SkippedResults

When querying RavenDB, you sometimes get a result that contained skipped results. What are those? And why do we care? Let us assume that we have the following index:

from img in docs.Images
from tag in img.Tags
select new { tag }

And you issue the following query:

/indexes/ImagesByTag?query=tag:NoSQL

Each image may have multiple tags, so it may have multiple results in the index. Here is an example of the actual physical index structure:

{ "__document_id": "imgs/1", "tag": "RavenDB" } 
{ "__document_id": "imgs/1", "tag": "NoSql" } 
{ "__document_id": "imgs/2", "tag": "NoSQL" } 
{ "__document_id": "imgs/2", "tag": "NoSql" } 
{ "__document_id": "imgs/3", "tag": "Databases" } 

As you can see, we have several documents that contains multiple results for the same document.
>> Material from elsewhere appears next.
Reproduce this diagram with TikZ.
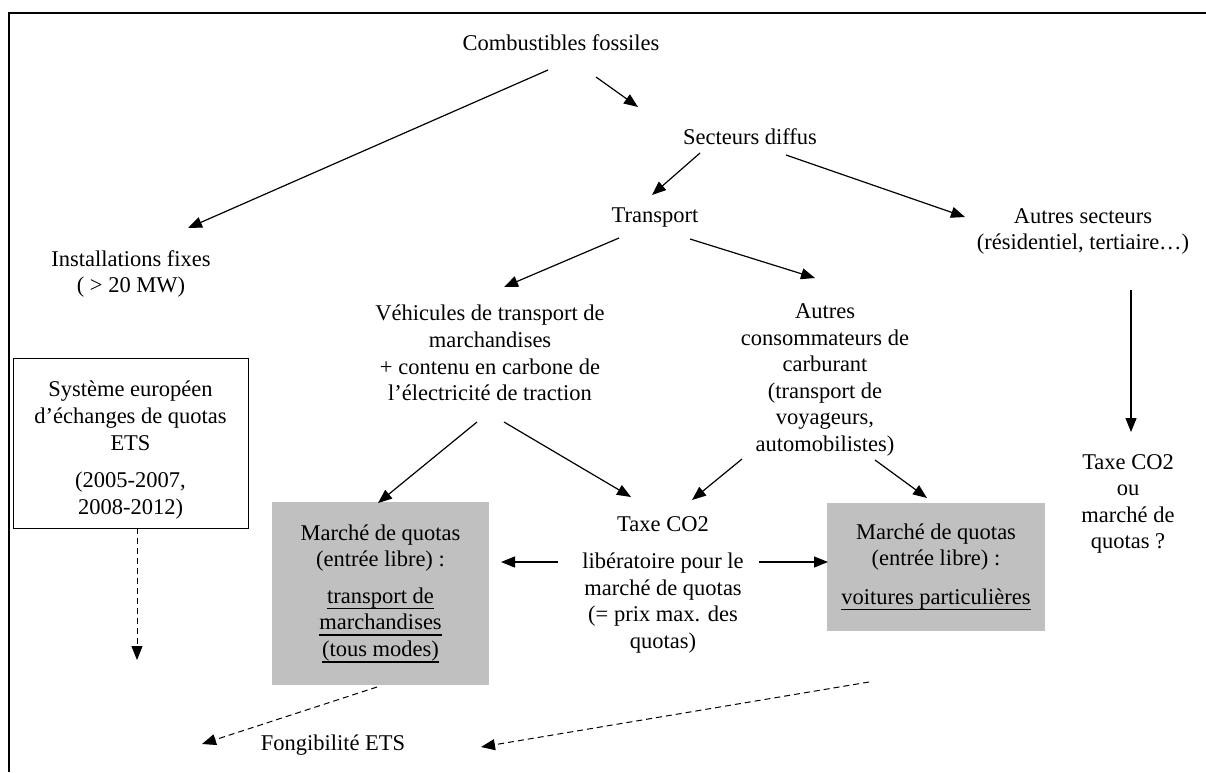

Now, the query above is going to return the follow results from the index:

{ "__document_id": "imgs/1", "tag": "NoSql" } 
{ "__document_id": "imgs/2", "tag": "NoSQL" } 
{ "__document_id": "imgs/2", "tag": "NoSql" } 

Note that imgs/2 appears twice in the result set, however, when we are querying for documents, there isn't really a point in returning the same document twice (and it drastically increase the response size), so we filter it out and return each document only once.

When SkippedResults is greater than 0 it implies that we skipped over some results in the index because they represent a document that we already load. We have to report this information to the client, because it is an important factor when paging. You starting point is (pageSize * currentPage + SkippedResults), not just (pageSize * currentPage).